Материнская любовь

Александр Февральский
Он не помнил, сколько прошло времени с той минуты, когда взрыв мины где-то под Ханкалой опрокинул его в темноту... Иногда, приходя в сознание, он слышал отдельные голоса, шум двигателей и понимал, что его куда-то везут. Он очнулся от тишины, нарушаемой каким-то мелодичным бульканьем: видимо, в крови ещё бродил наркоз, отчего тело казалось тяжёлым и чужим. На месте, где должна была находиться левая рука, хотя он и продолжал её чувствовать, таилась пугающая пустота. Чтобы прогнать темноту, он потянулся правой непослушной рукой к голове и тут же услышал тихий женский голос:
– Лежи, родненький, лежи.
– А почему так темно? – казалось, прошелестело из его непослушных сухих губ. – Ночь, что ли?

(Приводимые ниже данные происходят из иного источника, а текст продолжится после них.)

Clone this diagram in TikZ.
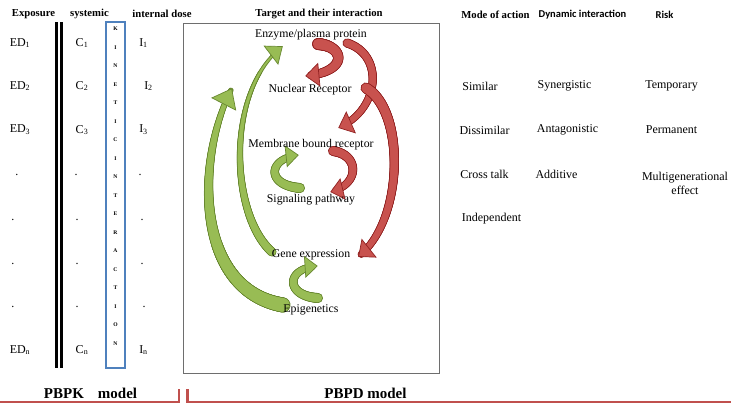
\documentclass[tikz,border=0pt]{standalone}
\usepackage{fontspec}
\setmainfont{Liberation Serif}
\newfontfamily\calsans{Carlito}
\usetikzlibrary{arrows.meta,backgrounds,decorations.markings}

\definecolor{grnL}{RGB}{152,188,84}
\definecolor{grnD}{RGB}{104,136,48}
\definecolor{redL}{RGB}{200,82,78}
\definecolor{redD}{RGB}{146,34,34}
\definecolor{boxblue}{RGB}{79,129,189}
\definecolor{brk}{RGB}{192,80,77}
\definecolor{frame}{RGB}{110,110,110}

% a tapering ribbon: colour, width at the tail, width at the head, inset
\tikzset{
  ribbon/.style n args={4}{preaction={decorate, decoration={markings,
    mark=between positions 0 and -6pt step 0.4pt with {%
      \pgfmathsetmacro\ribr{max(0.3,(#2+(#3-#2)*\pgfkeysvalueof{/pgf/decoration/mark info/distance from start}/\pgfdecoratedpathlength)/2-#4)}%
      \fill[#1] (0,0) circle[radius=\ribr pt];}}}},
  ribhead/.style n args={4}{postaction={decorate, decoration={markings,
    mark=at position -0.3pt with {\arrow[line width=0.7pt]{Triangle[length=#3pt,width=#4pt,color=#1,fill=#2]}}}}},
  % curved block arrow: dark, light, tail width, head-side width, head length, head width
  blockarrow/.style n args={6}{line width=0.7pt,
    ribbon={#1}{#3}{#4}{0}, ribbon={#2}{#3}{#4}{0.9}, ribhead={#1}{#2}{#5}{#6}},
}

\begin{document}
\begin{tikzpicture}[x=1pt,y=-1pt,
  hdr/.style={font=\fontsize{10.7}{12}\selectfont\bfseries, inner sep=0pt},
  hds/.style={font=\calsans\fontsize{10.5}{12}\selectfont\bfseries, inner sep=0pt},
  lbl/.style={font=\fontsize{12}{14}\selectfont, inner sep=0pt},
  tgt/.style={font=\fontsize{11.8}{14}\selectfont, inner sep=0pt},
  ltr/.style={font=\fontsize{5.6}{6}\selectfont\bfseries, inner sep=0pt},
  model/.style={font=\fontsize{15}{17}\selectfont\bfseries, inner sep=0pt},
]
\useasboundingbox (0,0) rectangle (731,405);

% column headers
\node[hdr] (hExp) at (33.5,14) {Exposure};
\node[hdr] (hSys) at (89.5,14) {systemic};
\node[hdr] (hInt) at (162,14) {internal dose};
\node[hdr] (hTgt) at (319,14) {Target and their interaction};
\node[hdr] (hMode) at (495.5,15) {Mode of action};
\node[hds] (hDyn) at (582.5,15) {Dynamic interaction};
\node[hds] (hRisk) at (664.5,15) {Risk};

% exposure column
\node[lbl] (ed1) at (20,43) {ED\textsubscript{1}};
\node[lbl] (ed2) at (20,86) {ED\textsubscript{2}};
\node[lbl] (ed3) at (20,130) {ED\textsubscript{3}};
\node[lbl] (edd1) at (17,175) {.};
\node[lbl] (edd2) at (13,220) {.};
\node[lbl] (edd3) at (13,264) {.};
\node[lbl] (edd4) at (13,307) {.};
\node[lbl] (edn) at (20,350) {ED\textsubscript{n}};

% double separator
\draw[line width=2.6pt] (56.5,22) -- (56.5,368);
\draw[line width=2.6pt] (61.5,22) -- (61.5,368);

% systemic column
\node[lbl] (c1) at (82,43) {C\textsubscript{1}};
\node[lbl] (c2) at (82,86) {C\textsubscript{2}};
\node[lbl] (c3) at (82,130) {C\textsubscript{3}};
\node[lbl] (cd1) at (76,175) {.};
\node[lbl] (cd2) at (77,220) {.};
\node[lbl] (cd3) at (77,264) {.};
\node[lbl] (cd4) at (77,307) {.};
\node[lbl] (cn) at (82,350) {C\textsubscript{n}};

% kinetic interaction box
\draw[boxblue, line width=1.4pt] (106,22) rectangle (125,368);
\foreach \L [count=\i from 0] in {K,I,N,E,T,I,C,I,N,T,E,R,A,C,T,I,O,N}
  \node[ltr] (k\i) at (115.5,29+18.5*\i) {\L};

% internal dose column
\node[lbl] (i1) at (143.5,43) {I\textsubscript{1}};
\node[lbl] (i2) at (148.5,86) {I\textsubscript{2}};
\node[lbl] (i3) at (143.5,130) {I\textsubscript{3}};
\node[lbl] (id1) at (140,175) {.};
\node[lbl] (id2) at (142,220) {.};
\node[lbl] (id3) at (142,264) {.};
\node[lbl] (id4) at (144,307) {.};
\node[lbl] (in) at (143.5,350) {I\textsubscript{n}};

% target panel
\draw[frame, line width=0.9pt] (183,23) rectangle (439,373);
\node[tgt] (enz) at (311,35) {Enzyme/plasma protein};
\node[tgt] (nuc) at (310,90) {Nuclear Receptor};
\node[tgt] (mem) at (311,145) {Membrane bound receptor};
\node[tgt] (sig) at (311,200) {Signaling pathway};
\node[tgt] (gene) at (311,255) {Gene expression};
\node[tgt] (epi) at (311,310) {Epigenetics};

\begin{scope}[on background layer]
  \fill[white] (0,0) rectangle (731,405);
  % downstream links
  \path[blockarrow={redD}{redL}{12}{8}{14}{24}]
    ([shift={(7,9)}]enz.center) .. controls +(27,2) and +(44,-4) .. ([shift={(-5,-14)}]nuc.center);
  \path[blockarrow={redD}{redL}{9}{7}{14}{24}]
    ([shift={(36,8)}]enz.center) .. controls +(38,12) and +(42,-18) .. ([shift={(27,-17)}]mem.center);
  \path[blockarrow={redD}{redL}{11}{7}{14}{24}]
    ([shift={(56,-2)}]nuc.center) .. controls +(39,22) and +(47,-37) .. ([shift={(47,2)}]gene.center);
  \path[blockarrow={redD}{redL}{10}{7}{13}{22}]
    ([shift={(22,6)}]mem.center) .. controls +(27,4) and +(30,-7) .. ([shift={(19,-8)}]sig.center);
  % feedback links
  \path[blockarrow={grnD}{grnL}{10}{7}{13}{22}]
    ([shift={(-11,-12)}]sig.center) .. controls +(-35,-3) and +(-31,3) .. ([shift={(-12,10)}]mem.center);
  \path[blockarrow={grnD}{grnL}{9}{3}{15}{24}]
    ([shift={(-39,-3)}]gene.center) .. controls +(-42,-37) and +(-58,44) .. ([shift={(-28,11)}]enz.center);
  \path[blockarrow={grnD}{grnL}{15}{5}{18}{28}]
    ([shift={(-28,-5)}]epi.center) .. controls +(-88,-15) and +(-37,72) .. ([shift={(-78,-2)}]nuc.center);
  \path[blockarrow={grnD}{grnL}{10}{7}{13}{22}]
    ([shift={(7,-12)}]epi.center) .. controls +(-33,-2) and +(-33,2) .. ([shift={(7,11)}]gene.center);
\end{scope}

% mode of action
\node[lbl] (mSim) at (480,86) {Similar};
\node[lbl] (mDis) at (484.5,130) {Dissimilar};
\node[lbl] (mCross) at (484.5,174) {Cross talk};
\node[lbl] (mInd) at (491.5,219) {Independent};

% dynamic interaction
\node[lbl] (dSyn) at (564.5,86) {Synergistic};
\node[lbl] (dAnt) at (567.5,130) {Antagonistic};
\node[lbl] (dAdd) at (556.5,174) {Additive};

% risk
\node[lbl] (rTmp) at (671.5,86) {Temporary};
\node[lbl] (rPer) at (671.5,130) {Permanent};
\node[lbl, align=center] (rMul) at (685,183) {Multigenerational\\effect};

% model brackets
\draw[brk, line width=2.4pt] (0,402) -- (179,402) -- (179,389);
\draw[brk, line width=2.4pt] (187.5,389) -- (187.5,402) -- (731,402);
\node[model] (pbpk) at (90.5,393) {PBPK\hspace{14pt}model};
\node[model] (pbpd) at (365.5,393) {PBPD model};
\end{tikzpicture}
\end{document}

– День, – обронил тот же голос, – только здесь окна зашторены, и на глазах у тебя после операции повязка.
«Глаза тоже задело», – тоскливо проползло в голове.
– А что с левой рукой? – боясь услышать ответ, выдавил он.
– С рукой… – женщина на мгновение запнулась, – всё будет хорошо.
– Значит, её нет, – трезво оценил он.
В ночь на всё пространство перед госпиталем выпал первый прочный снег. А под утро подморозило. В палате, куда его перевели и где он теперь лежал постоянно, было свежо. Поддувало из щелей рассохшейся рамы. Сегодня он лежал притихший и сосредоточенный, знал, что приедет мать. Слёзы были где-то рядом. Верно, оттого что представлял, как запричитает мать тонким голосом от безысходности, срываясь на визг. И если приедет отец, то будет её успокаивать, глухо покашливая то ли от смущения, то ли от того, что никак не может отыскать нужные слова.
Всё случилось совсем не так, как он себе представлял. Мать пришла, когда он, уставший от ожидания и мыслей, впал в сонное забытьё. Очнувшись, услышал голос матери – тихий, спокойный и, как ему показалось, счастливый:
– Как ты, сынок?
– Ничего, мама, – ответил он, – а где отец?
– Отец… – немного смутилась она, – дома тебя ждёт… – и, будто оправдываясь, тихо добавила: – Дороги больно дорогие. Но он передал, чтобы ты быстрее выкарабкивался, а то ему на зимнюю рыбалку не с кем ходить… Конечно, ты выкарабкаешься, – она дрожащей рукой начала разглаживать ворот его рубашки. – Врач сказал, что страшное позади, видеть будешь. Может, не так, как раньше… Я тут читала про слепого художника. Он, когда ослеп, продолжал рисовать и даже в Америке делал выставки. Помнишь, – обратилась она к нему, – ты в школе тоже хорошо рисовал? – и с житейским простодушием добавила: – Конечно, великий художник в нашей семье вовсе и не нужен, работал бы ты да и работал себе токарем. Но вот поправишься, – заронила она зерно надежды, – может, у себя хоть маленькую галерею откроем.
Было что-то в её немудрёных словах такое, что заставило дрогнуть его сердце. Повернув своё лицо к стене, чтобы она случайно не увидела первые скупые мужские слёзы, он произнёс:
– Всё будет хорошо.
Если бы он смог увидеть её сейчас – маленькую, притихшую, в лице которой было что-то неземное, счастливо просветлённое, будто говорящее, что её сын, кровинушка, пусть даже покалеченный этой страшной, непонятной войной, жив, жив, несмотря ни на что,– он обязательно бы её нарисовал – с той единственной, не выплаканной за бессонные ночи слезинкой, что притаилась в самом краешке любящих материнских глаз.